In 1912, Padraic married Mary Maguire and in 1914 they sailed to America where they quickly fit into the literary circles of New York. In New York he met and became friends with Robert Frost. After publishing The King Of Ireland's Son in 1916, He was offered a contract by MacMillans to produce two books of children's stories per year. This agreement led to 19 books which include many of his stories of mythology for which he is best remembered. In 1922 he was commissioned by the Hawaiian Government to write two volumes containing the folklore of Hawaii. This task led him to the remotest parts of the islands as he researched the local stories and legends.

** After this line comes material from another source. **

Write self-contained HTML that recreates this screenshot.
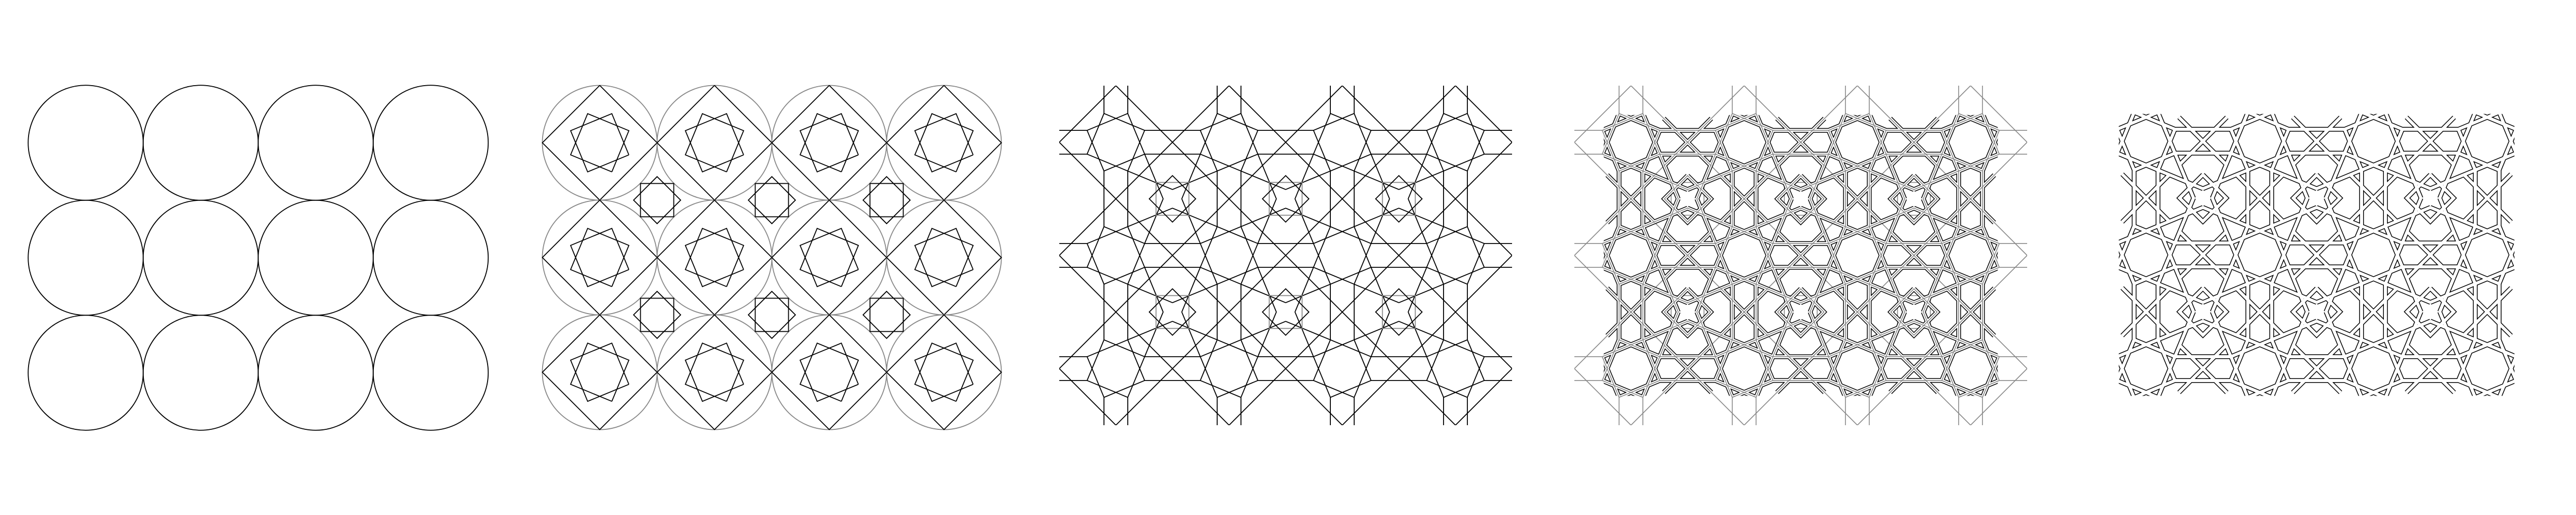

The Colum's lived in France from 1930-1933 where they met and became friends of James Joyce. Upon returning to America, they lived in Manhattan. In 1939 Padraic began teaching at Columbia University. They both became US citizens in 1945. He was president of the American Poetry Society in the 1950's. Mary died in 1957. After her death, Padraic went on extensive lecture tours throughout the United States. In 1962 he became president of the James Joyce Tower Society in Dublin.
Colum received many awards and distinctions, among them the medal of the Poetry Society in America in 1940, the Fellowship Award of the Academy of American Poets in 1952, Honorary Doctorates of the National University of Ireland, and of Columbia University in 1951 and 1958 respectively. In 1953, he was awarded the Gregory Medal by the council of the Irish Academy of Letters. During his lifetime Colum published over fifty books of poetry, fiction, drama, nonfiction, children's literature, and folklore. Most of his manuscripts are in the State University of New York at Binghamton, Princeton and Columbia University. Very few of his original papers are in his native Ireland. Three times his books were chosen as honor books for the Newbery Awards.
He suffered his first cerebral haemorrhage in June, 1970, and spent the remainder of his life in a nursing home. He died on January 11, 1972 at the age of 90.